*Request*
Count how many lines of the data include "Write". The answer is that number and nothing else.

*Task data*

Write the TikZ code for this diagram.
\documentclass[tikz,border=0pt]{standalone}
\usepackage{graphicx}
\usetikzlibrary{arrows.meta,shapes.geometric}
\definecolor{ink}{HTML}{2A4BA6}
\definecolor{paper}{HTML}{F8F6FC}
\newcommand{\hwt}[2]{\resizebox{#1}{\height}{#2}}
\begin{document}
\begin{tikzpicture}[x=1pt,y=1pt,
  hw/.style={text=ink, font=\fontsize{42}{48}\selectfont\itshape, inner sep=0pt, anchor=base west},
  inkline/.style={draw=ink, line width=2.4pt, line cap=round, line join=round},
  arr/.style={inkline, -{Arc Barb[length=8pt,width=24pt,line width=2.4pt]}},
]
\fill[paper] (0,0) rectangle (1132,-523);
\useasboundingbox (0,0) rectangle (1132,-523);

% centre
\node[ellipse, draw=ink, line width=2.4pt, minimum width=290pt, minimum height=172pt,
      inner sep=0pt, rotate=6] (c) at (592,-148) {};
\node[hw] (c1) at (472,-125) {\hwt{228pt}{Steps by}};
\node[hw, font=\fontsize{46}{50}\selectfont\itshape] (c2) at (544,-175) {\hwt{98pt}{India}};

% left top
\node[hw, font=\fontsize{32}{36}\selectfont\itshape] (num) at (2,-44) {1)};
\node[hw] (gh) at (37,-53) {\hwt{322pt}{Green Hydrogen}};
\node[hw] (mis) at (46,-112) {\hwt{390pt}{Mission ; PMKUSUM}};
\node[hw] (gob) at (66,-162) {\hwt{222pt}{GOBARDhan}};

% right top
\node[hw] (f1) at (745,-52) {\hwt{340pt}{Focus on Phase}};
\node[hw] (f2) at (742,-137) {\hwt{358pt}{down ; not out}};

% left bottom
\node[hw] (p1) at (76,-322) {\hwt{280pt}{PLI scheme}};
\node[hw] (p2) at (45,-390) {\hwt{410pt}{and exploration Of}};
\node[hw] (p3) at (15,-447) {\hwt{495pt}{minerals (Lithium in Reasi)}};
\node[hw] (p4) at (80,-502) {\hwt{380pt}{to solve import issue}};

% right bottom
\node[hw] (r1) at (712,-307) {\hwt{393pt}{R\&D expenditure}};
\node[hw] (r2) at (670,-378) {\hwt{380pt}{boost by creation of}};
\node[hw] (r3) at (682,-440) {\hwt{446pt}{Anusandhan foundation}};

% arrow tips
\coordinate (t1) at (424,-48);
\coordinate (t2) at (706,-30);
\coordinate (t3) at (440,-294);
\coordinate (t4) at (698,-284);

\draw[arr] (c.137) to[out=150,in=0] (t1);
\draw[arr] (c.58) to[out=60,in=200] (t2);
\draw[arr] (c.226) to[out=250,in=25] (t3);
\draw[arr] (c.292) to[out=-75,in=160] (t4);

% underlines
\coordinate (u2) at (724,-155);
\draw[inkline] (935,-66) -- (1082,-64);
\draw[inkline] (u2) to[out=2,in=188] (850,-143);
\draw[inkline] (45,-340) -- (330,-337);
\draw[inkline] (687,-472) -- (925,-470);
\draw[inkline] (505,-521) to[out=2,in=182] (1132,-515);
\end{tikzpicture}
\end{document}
--
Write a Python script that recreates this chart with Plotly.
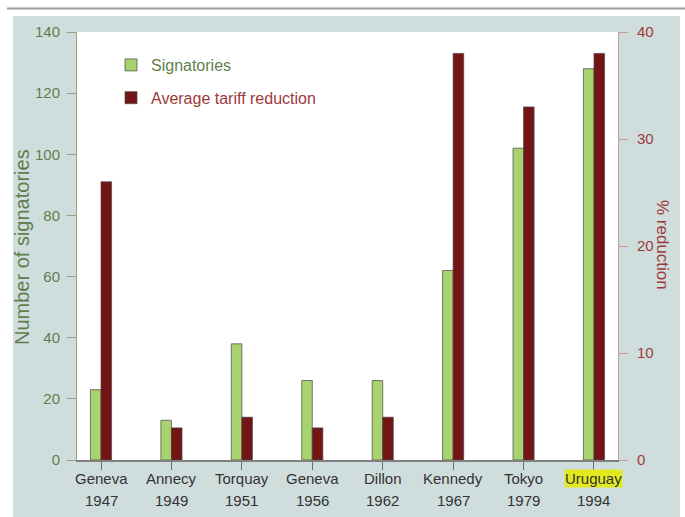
--
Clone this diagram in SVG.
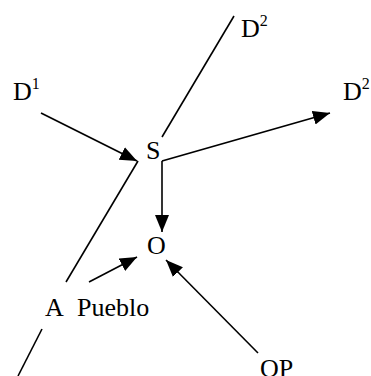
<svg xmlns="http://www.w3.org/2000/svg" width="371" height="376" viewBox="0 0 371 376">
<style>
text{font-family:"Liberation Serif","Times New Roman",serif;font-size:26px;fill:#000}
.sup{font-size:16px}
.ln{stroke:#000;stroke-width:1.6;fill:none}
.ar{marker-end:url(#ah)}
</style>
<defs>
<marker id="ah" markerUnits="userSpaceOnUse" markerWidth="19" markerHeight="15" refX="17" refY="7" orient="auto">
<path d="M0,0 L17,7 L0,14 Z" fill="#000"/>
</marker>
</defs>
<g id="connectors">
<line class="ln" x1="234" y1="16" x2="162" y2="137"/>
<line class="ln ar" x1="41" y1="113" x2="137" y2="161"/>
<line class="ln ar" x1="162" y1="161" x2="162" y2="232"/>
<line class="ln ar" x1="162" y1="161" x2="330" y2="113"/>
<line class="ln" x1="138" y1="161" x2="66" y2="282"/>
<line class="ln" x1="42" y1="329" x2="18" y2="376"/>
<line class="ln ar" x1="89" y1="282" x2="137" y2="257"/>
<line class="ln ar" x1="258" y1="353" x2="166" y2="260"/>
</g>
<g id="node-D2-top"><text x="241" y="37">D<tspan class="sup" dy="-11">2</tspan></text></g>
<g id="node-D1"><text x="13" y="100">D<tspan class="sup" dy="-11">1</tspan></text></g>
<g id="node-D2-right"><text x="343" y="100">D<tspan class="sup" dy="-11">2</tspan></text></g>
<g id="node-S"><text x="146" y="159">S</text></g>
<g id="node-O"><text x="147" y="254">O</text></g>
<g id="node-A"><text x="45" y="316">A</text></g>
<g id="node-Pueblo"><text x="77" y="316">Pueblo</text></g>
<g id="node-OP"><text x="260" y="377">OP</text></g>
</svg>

*Answer below*
2